Born in Montréal in 1929, Normand Hudon sold his first pieces to the newspaper La Presse in 1945. Two years later, he enrolled in the École des beaux-arts de Montréal, where he passed the next three years. During this time, he published his first caricatures in La Patrie and the Petit Journal, illustrated articles by Jacques Hébert in La Patrie, and published two comic strips in the supplement to Petit Journal. At the same period, he began to exhibit his own artwork in Montréal.

In September 1951, Normand Hudon left Québec to travel in Europe. There he spent some time at the Académie Montmartre in Paris, as well as many days studying the grand masters in the Louvre. Returning to Québec in 1952, Hudon again began his work as caricaturist and illustrator for several newspapers. In a new departure, he took to the stage in a cabaret show which combined humour and drawing. The same year he made his television début, and quickly became a star of the Montréal artistic scene. He continued as an illustrator for the works of many Québécois authors, and produced a number of posters, all the while continuing to show his paintings in the galleries of Montréal. In 1954, he published the first of four collections of his caricatures. Then, in 1958, he became Robert Lapalme’s successor as official caricaturist for the newspaper Le Devoir.

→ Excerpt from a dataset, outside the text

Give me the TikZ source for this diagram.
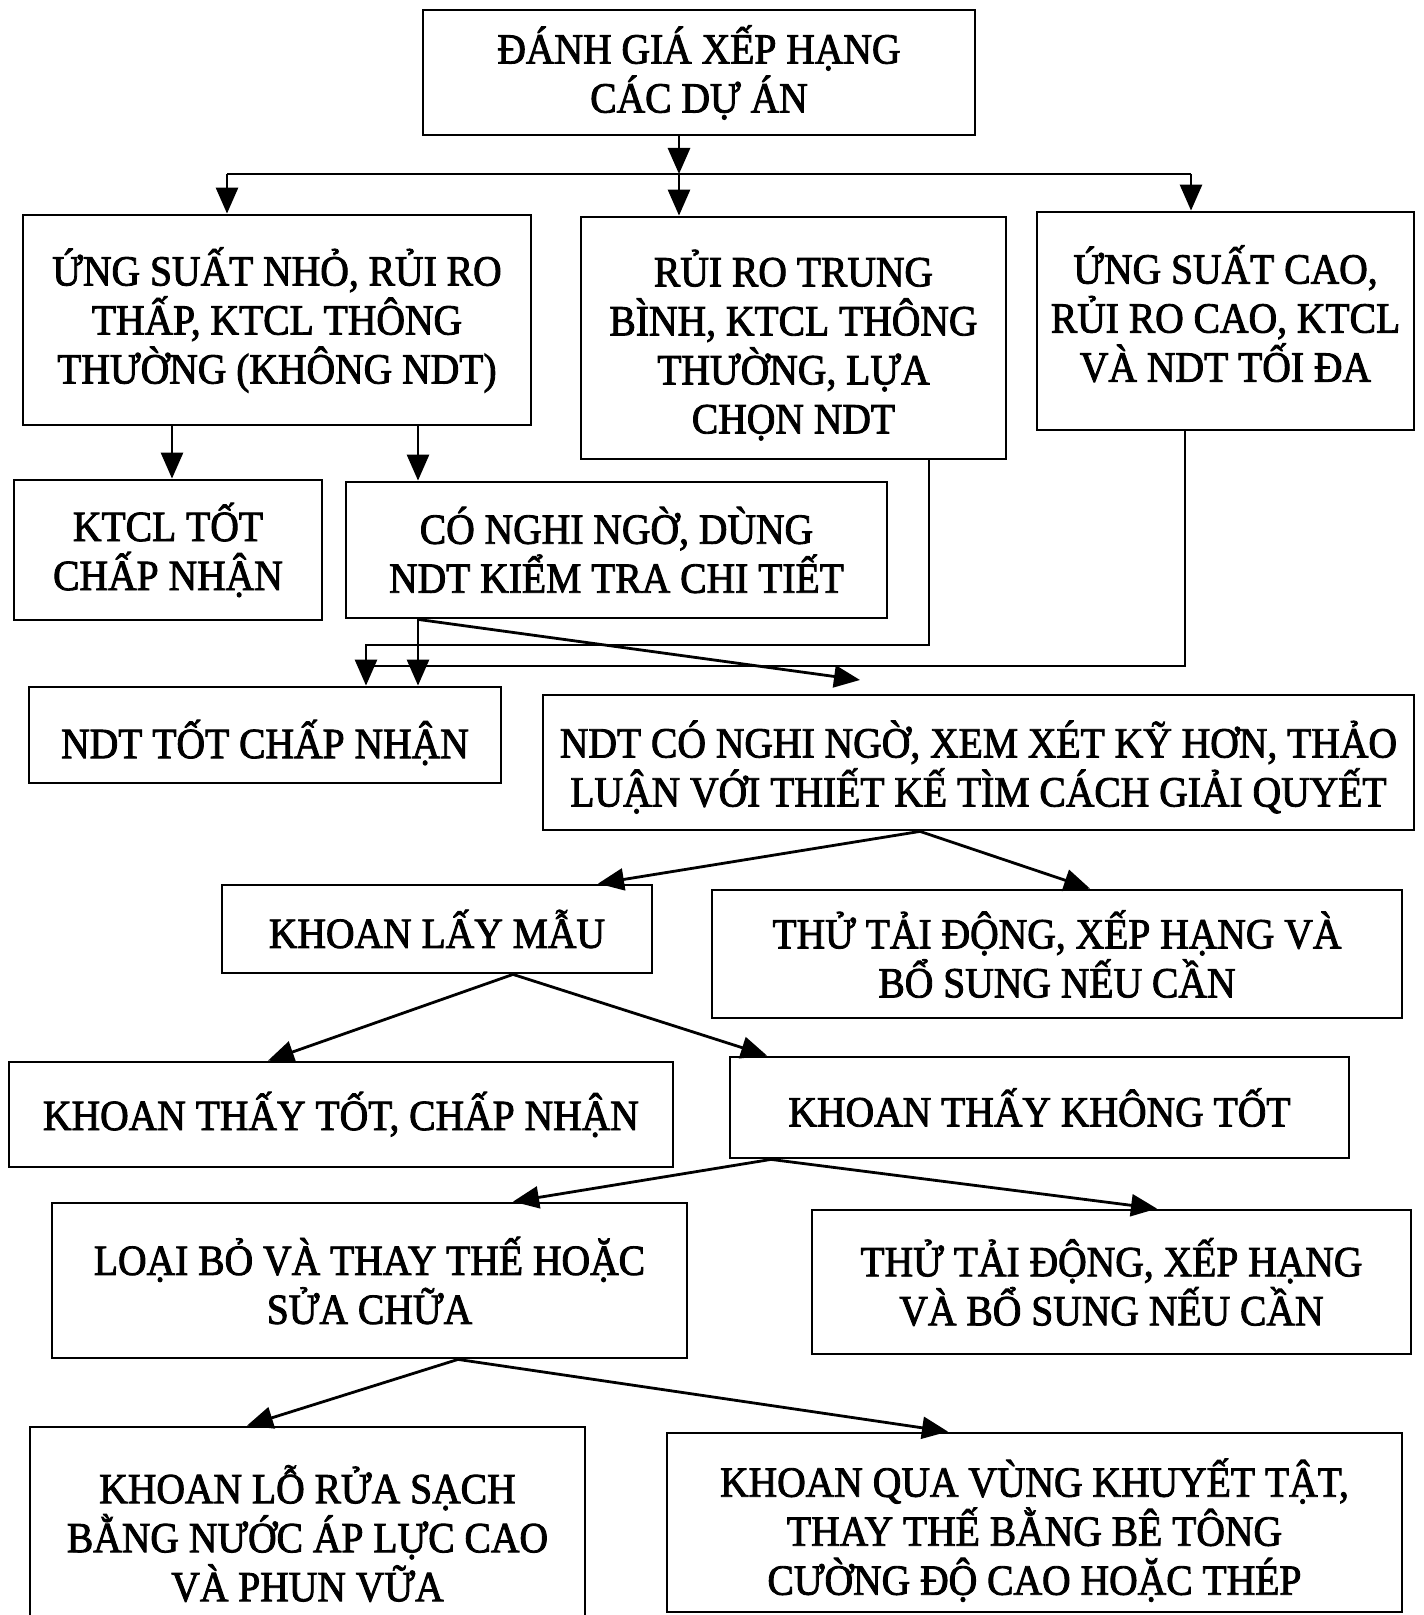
\documentclass[tikz,border=0pt]{standalone}
\usepackage{fontspec}
\setmainfont{Liberation Serif}[FakeStretch=0.92,FakeBold=2]
\usetikzlibrary{arrows.meta}
\begin{document}
\begin{tikzpicture}[x=0.5pt,y=-0.5pt,
  ln/.style={line width=1.4pt},
  arr/.style={line width=1.4pt,-{Triangle[length=13pt,width=11pt]}},
  box/.style={draw,line width=1.4pt,align=center,inner sep=0pt,
    font=\fontsize{21.5pt}{24.5pt}\selectfont}]
\clip (0,0) rectangle (1423,1615);
\fill[white] (0,0) rectangle (1423,1615);
% boxes
\node[box,minimum width=276pt,minimum height=62.5pt] (top) at (699,72.5) {ĐÁNH GIÁ XẾP HẠNG\\CÁC DỰ ÁN};
\node[box,minimum width=254pt,minimum height=105pt] (A) at (277,320) {ỨNG SUẤT NHỎ, RỦI RO\\THẤP, KTCL THÔNG\\THƯỜNG (KHÔNG NDT)};
\node[box,minimum width=212.5pt,minimum height=121pt] (B) at (793.5,338) {RỦI RO TRUNG\\BÌNH, KTCL THÔNG\\THƯỜNG, LỰA\\CHỌN NDT\\[-28pt]};
\node[box,minimum width=188.5pt,minimum height=109pt] (C) at (1225.5,321) {ỨNG SUẤT CAO,\\RỦI RO CAO, KTCL\\VÀ NDT TỐI ĐA\\[-17pt]};
\node[box,minimum width=154pt,minimum height=70pt] (ktcl) at (168,550) {KTCL TỐT\\CHẤP NHẬN};
\node[box,minimum width=270.5pt,minimum height=68pt] (nghi) at (616.5,550) {CÓ NGHI NGỜ, DÙNG\\NDT KIỂM TRA CHI TIẾT};
\node[box,minimum width=236pt,minimum height=48pt] (ndttot) at (265,735) {NDT TỐT CHẤP NHẬN\\[-28.5pt]};
\node[box,minimum width=435.5pt,minimum height=67.5pt] (ndtco) at (978.5,762.5) {NDT CÓ NGHI NGỜ, XEM XÉT KỸ HƠN, THẢO\\LUẬN VỚI THIẾT KẾ TÌM CÁCH GIẢI QUYẾT\\[-25.5pt]};
\node[box,minimum width=215pt,minimum height=44pt] (lay) at (437,929) {KHOAN LẤY MẪU};
\node[box,minimum width=345pt,minimum height=64pt] (thu1) at (1057,954) {THỬ TẢI ĐỘNG, XẾP HẠNG VÀ\\BỔ SUNG NẾU CẦN};
\node[box,minimum width=332pt,minimum height=52.5pt] (good) at (341,1114.5) {KHOAN THẤY TỐT, CHẤP NHẬN};
\node[box,minimum width=309.5pt,minimum height=50.5pt] (bad) at (1039.5,1107.5) {KHOAN THẤY KHÔNG TỐT};
\node[box,minimum width=317.5pt,minimum height=77.5pt] (loai) at (369.5,1280.5) {LOẠI BỎ VÀ THAY THẾ HOẶC\\SỬA CHỮA};
\node[box,minimum width=299.5pt,minimum height=72pt] (thu2) at (1111.5,1282) {THỬ TẢI ĐỘNG, XẾP HẠNG\\VÀ BỔ SUNG NẾU CẦN};
\node[box,minimum width=277.5pt,minimum height=106.5pt] (lo) at (307.5,1533.5) {KHOAN LỖ RỬA SẠCH\\BẰNG NƯỚC ÁP LỰC CAO\\VÀ PHUN VỮA};
\node[box,minimum width=367.5pt,minimum height=89.5pt] (qua) at (1034.5,1522.5) {KHOAN QUA VÙNG KHUYẾT TẬT,\\THAY THẾ BẰNG BÊ TÔNG\\CƯỜNG ĐỘ CAO HOẶC THÉP\\[-28.6pt]};
% helper coordinates
\coordinate (j) at (679,174);
\coordinate (jA) at (227,174);
\coordinate (jC) at (1191,174);
\coordinate (xa1) at (172,0);
\coordinate (xa2) at (418,0);
\coordinate (xb) at (929,0);
\coordinate (xc) at (1185,0);
\coordinate (xm) at (366,0);
\coordinate (yb) at (0,645);
\coordinate (yc) at (0,666);
\coordinate (d1) at (860,680);
\coordinate (s2) at (920,0);
\coordinate (t2a) at (598,0);
\coordinate (t2b) at (1090,0);
\coordinate (s3) at (513,0);
\coordinate (t3a) at (268,0);
\coordinate (t3b) at (767,0);
\coordinate (s4) at (771,0);
\coordinate (t4a) at (513,0);
\coordinate (t4b) at (1157,0);
\coordinate (s5) at (458,0);
\coordinate (t5a) at (247,0);
\coordinate (t5b) at (948,0);
% connectors
\draw[arr] (top.south -| j) -- (j);
\draw[ln] (jA) -- (jC);
\draw[arr] (jA) -- (jA |- A.north);
\draw[arr] (j) -- (j |- B.north);
\draw[arr] (jC) -- (jC |- C.north);
\draw[arr] (A.south -| xa1) -- (ktcl.north -| xa1);
\draw[arr] (A.south -| xa2) -- (nghi.north -| xa2);
\draw[arr] (B.south -| xb) |- (xm |- yb) -- (xm |- ndttot.north);
\draw[ln] (C.south -| xc) |- (xm |- yc);
\draw[arr] (nghi.south -| xa2) -- (ndttot.north -| xa2);
\draw[arr] (nghi.south -| xa2) -- (d1);
\draw[arr] (ndtco.south -| s2) -- (lay.north -| t2a);
\draw[arr] (ndtco.south -| s2) -- (thu1.north -| t2b);
\draw[arr] (lay.south -| s3) -- (good.north -| t3a);
\draw[arr] (lay.south -| s3) -- (bad.north -| t3b);
\draw[arr] (bad.south -| s4) -- (loai.north -| t4a);
\draw[arr] (bad.south -| s4) -- (thu2.north -| t4b);
\draw[arr] (loai.south -| s5) -- (lo.north -| t5a);
\draw[arr] (loai.south -| s5) -- (qua.north -| t5b);
\end{tikzpicture}
\end{document}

He moved to a similar position at La Presse in 1961 and remained there until 1963. Beginning in the mid 1960s, Normand Hudon began to leave the footlights behind and re-orient his career. He explored a number of new avenues, but fixed eventually on painting which remained his principal occupation for the rest of his life. He died in Montreal in January 1997, after residing many years in Hatley, in the Eastern Townships.